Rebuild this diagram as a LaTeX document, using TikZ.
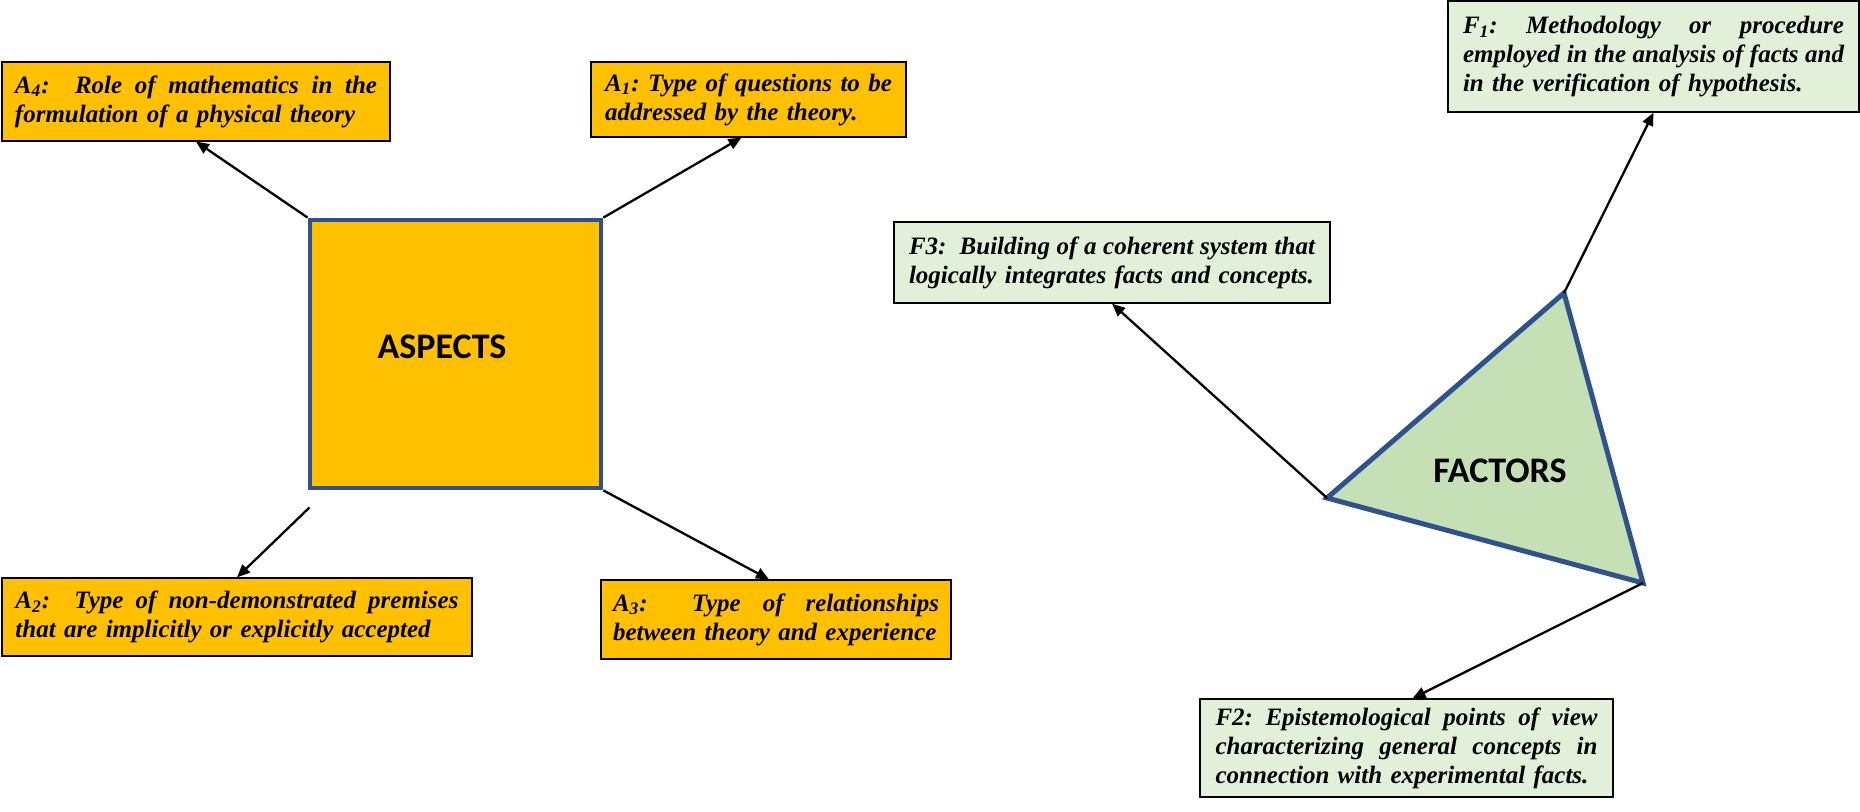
\documentclass[tikz,border=0pt]{standalone}
\usepackage{fontspec}
\setmainfont{Liberation Serif}
\newfontfamily\calib{Carlito}
\usetikzlibrary{arrows.meta,calc}
\definecolor{aorange}{HTML}{FFC000}
\definecolor{fgreen}{HTML}{E2F0D9}
\definecolor{tgreen}{HTML}{C5E0B4}
\definecolor{bblue}{HTML}{2F528F}
\newcommand{\bxfont}{\fontsize{12.5}{14.5}\selectfont\bfseries\itshape}
\newcommand{\fl}[2]{\leavevmode\hbox to #1{\spaceskip=0.25em plus 1fil\relax\xspaceskip=\spaceskip #2}}
\newcommand{\lastln}[1]{\mbox{#1}}
\begin{document}
\begin{tikzpicture}[x=0.5pt,y=-0.5pt,
  abox/.style={draw=black, line width=0.6pt, fill=aorange, inner sep=0pt, font=\bxfont, align=left},
  fbox/.style={draw=black, line width=0.6pt, fill=fgreen, inner sep=0pt, font=\bxfont, align=left},
  conn/.style={draw=black, line width=1.15pt, -{Triangle[length=6.5pt,width=5.5pt]}},
  bigtxt/.style={font=\calib\bfseries\fontsize{18}{20}\selectfont, inner sep=0pt}]
\useasboundingbox (0,0) rectangle (1860,812);
% Aspects side
\node[draw=bblue, line width=2.4pt, fill=aorange, minimum width=145.5pt, minimum height=134pt, inner sep=0pt] (asp) at (455.5,354) {};
\node[bigtxt] (asptxt) at (442,347) {ASPECTS};
\node[abox, minimum width=194pt, minimum height=39.5pt, text width=181pt] (a4) at (196,101.5)
  {\fl{181pt}{A\textsubscript{4}:\ \ Role of mathematics in the}\\\lastln{formulation of a physical theory}};
\node[abox, minimum width=157.5pt, minimum height=37.5pt, text width=143.5pt] (a1) at (748.5,99.5)
  {\fl{143.5pt}{A\textsubscript{1}: Type of questions to be}\\\lastln{addressed by the theory.}};
\node[abox, minimum width=235pt, minimum height=39pt, text width=221.5pt] (a2) at (237,617)
  {\fl{221.5pt}{A\textsubscript{2}:\ \ Type of non-demonstrated premises}\\\lastln{that are implicitly or explicitly accepted}};
\node[abox, minimum width=175pt, minimum height=39.5pt, text width=163pt] (a3) at (776,619.5)
  {\fl{163pt}{A\textsubscript{3}:\ \ Type of relationships}\\\lastln{between theory and experience}};
\coordinate (a2start) at ($(asp.south west)+(2,17)$);
\draw[conn] (asp.north west) -- (a4.south);
\draw[conn] (asp.north east) -- ([xshift=-3.5pt]a1.south);
\draw[conn] (a2start) -- (a2.north);
\draw[conn] (asp.south east) -- ([xshift=-3.5pt]a3.north);
% Factors side
\coordinate (tt) at (1564,293);
\coordinate (tl) at (1327,498);
\coordinate (tr) at (1643,583);
\draw[draw=bblue, line width=2.5pt, fill=tgreen, line join=miter] (tt) -- (tr) -- (tl) -- cycle;
\node[bigtxt] (factxt) at (1500,471) {FACTORS};
\node[fbox, minimum width=205.5pt, minimum height=55.5pt, text width=190.5pt] (f1) at (1653.5,56.5)
  {\fl{190.5pt}{F\textsubscript{1}: Methodology or procedure}\\\fl{190.5pt}{employed in the analysis of facts and}\\\lastln{in the verification of hypothesis.}};
\node[fbox, minimum width=218pt, minimum height=40.5pt, text width=203pt] (f3) at (1112,262.5)
  {\fl{203pt}{F3:\ \ Building of a coherent system that}\\\lastln{logically integrates facts and concepts.}};
\node[fbox, minimum width=206.5pt, minimum height=49pt, text width=191pt] (f2) at (1406.5,748)
  {\fl{191pt}{F2: Epistemological points of view}\\\fl{191pt}{characterizing general concepts in}\\\lastln{connection with experimental facts.}};
\draw[conn] (tt) -- (f1.south);
\draw[conn] (tl) -- (f3.south);
\draw[conn] (tr) -- ([xshift=3pt]f2.north);
\end{tikzpicture}
\end{document}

-*-

* _Task prompt_
Reproduce the material above verbatim; omit every picture.

* _In response_
Rebuild this diagram as a LaTeX document, using TikZ.
\documentclass[tikz,border=0pt]{standalone}
\usepackage{fontspec}
\setmainfont{Liberation Serif}
\newfontfamily\calib{Carlito}
\usetikzlibrary{arrows.meta,calc}
\definecolor{aorange}{HTML}{FFC000}
\definecolor{fgreen}{HTML}{E2F0D9}
\definecolor{tgreen}{HTML}{C5E0B4}
\definecolor{bblue}{HTML}{2F528F}
\newcommand{\bxfont}{\fontsize{12.5}{14.5}\selectfont\bfseries\itshape}
\newcommand{\fl}[2]{\leavevmode\hbox to #1{\spaceskip=0.25em plus 1fil\relax\xspaceskip=\spaceskip #2}}
\newcommand{\lastln}[1]{\mbox{#1}}
\begin{document}
\begin{tikzpicture}[x=0.5pt,y=-0.5pt,
  abox/.style={draw=black, line width=0.6pt, fill=aorange, inner sep=0pt, font=\bxfont, align=left},
  fbox/.style={draw=black, line width=0.6pt, fill=fgreen, inner sep=0pt, font=\bxfont, align=left},
  conn/.style={draw=black, line width=1.15pt, -{Triangle[length=6.5pt,width=5.5pt]}},
  bigtxt/.style={font=\calib\bfseries\fontsize{18}{20}\selectfont, inner sep=0pt}]
\useasboundingbox (0,0) rectangle (1860,812);
% Aspects side
\node[draw=bblue, line width=2.4pt, fill=aorange, minimum width=145.5pt, minimum height=134pt, inner sep=0pt] (asp) at (455.5,354) {};
\node[bigtxt] (asptxt) at (442,347) {ASPECTS};
\node[abox, minimum width=194pt, minimum height=39.5pt, text width=181pt] (a4) at (196,101.5)
  {\fl{181pt}{A\textsubscript{4}:\ \ Role of mathematics in the}\\\lastln{formulation of a physical theory}};
\node[abox, minimum width=157.5pt, minimum height=37.5pt, text width=143.5pt] (a1) at (748.5,99.5)
  {\fl{143.5pt}{A\textsubscript{1}: Type of questions to be}\\\lastln{addressed by the theory.}};
\node[abox, minimum width=235pt, minimum height=39pt, text width=221.5pt] (a2) at (237,617)
  {\fl{221.5pt}{A\textsubscript{2}:\ \ Type of non-demonstrated premises}\\\lastln{that are implicitly or explicitly accepted}};
\node[abox, minimum width=175pt, minimum height=39.5pt, text width=163pt] (a3) at (776,619.5)
  {\fl{163pt}{A\textsubscript{3}:\ \ Type of relationships}\\\lastln{between theory and experience}};
\coordinate (a2start) at ($(asp.south west)+(2,17)$);
\draw[conn] (asp.north west) -- (a4.south);
\draw[conn] (asp.north east) -- ([xshift=-3.5pt]a1.south);
\draw[conn] (a2start) -- (a2.north);
\draw[conn] (asp.south east) -- ([xshift=-3.5pt]a3.north);
% Factors side
\coordinate (tt) at (1564,293);
\coordinate (tl) at (1327,498);
\coordinate (tr) at (1643,583);
\draw[draw=bblue, line width=2.5pt, fill=tgreen, line join=miter] (tt) -- (tr) -- (tl) -- cycle;
\node[bigtxt] (factxt) at (1500,471) {FACTORS};
\node[fbox, minimum width=205.5pt, minimum height=55.5pt, text width=190.5pt] (f1) at (1653.5,56.5)
  {\fl{190.5pt}{F\textsubscript{1}: Methodology or procedure}\\\fl{190.5pt}{employed in the analysis of facts and}\\\lastln{in the verification of hypothesis.}};
\node[fbox, minimum width=218pt, minimum height=40.5pt, text width=203pt] (f3) at (1112,262.5)
  {\fl{203pt}{F3:\ \ Building of a coherent system that}\\\lastln{logically integrates facts and concepts.}};
\node[fbox, minimum width=206.5pt, minimum height=49pt, text width=191pt] (f2) at (1406.5,748)
  {\fl{191pt}{F2: Epistemological points of view}\\\fl{191pt}{characterizing general concepts in}\\\lastln{connection with experimental facts.}};
\draw[conn] (tt) -- (f1.south);
\draw[conn] (tl) -- (f3.south);
\draw[conn] (tr) -- ([xshift=3pt]f2.north);
\end{tikzpicture}
\end{document}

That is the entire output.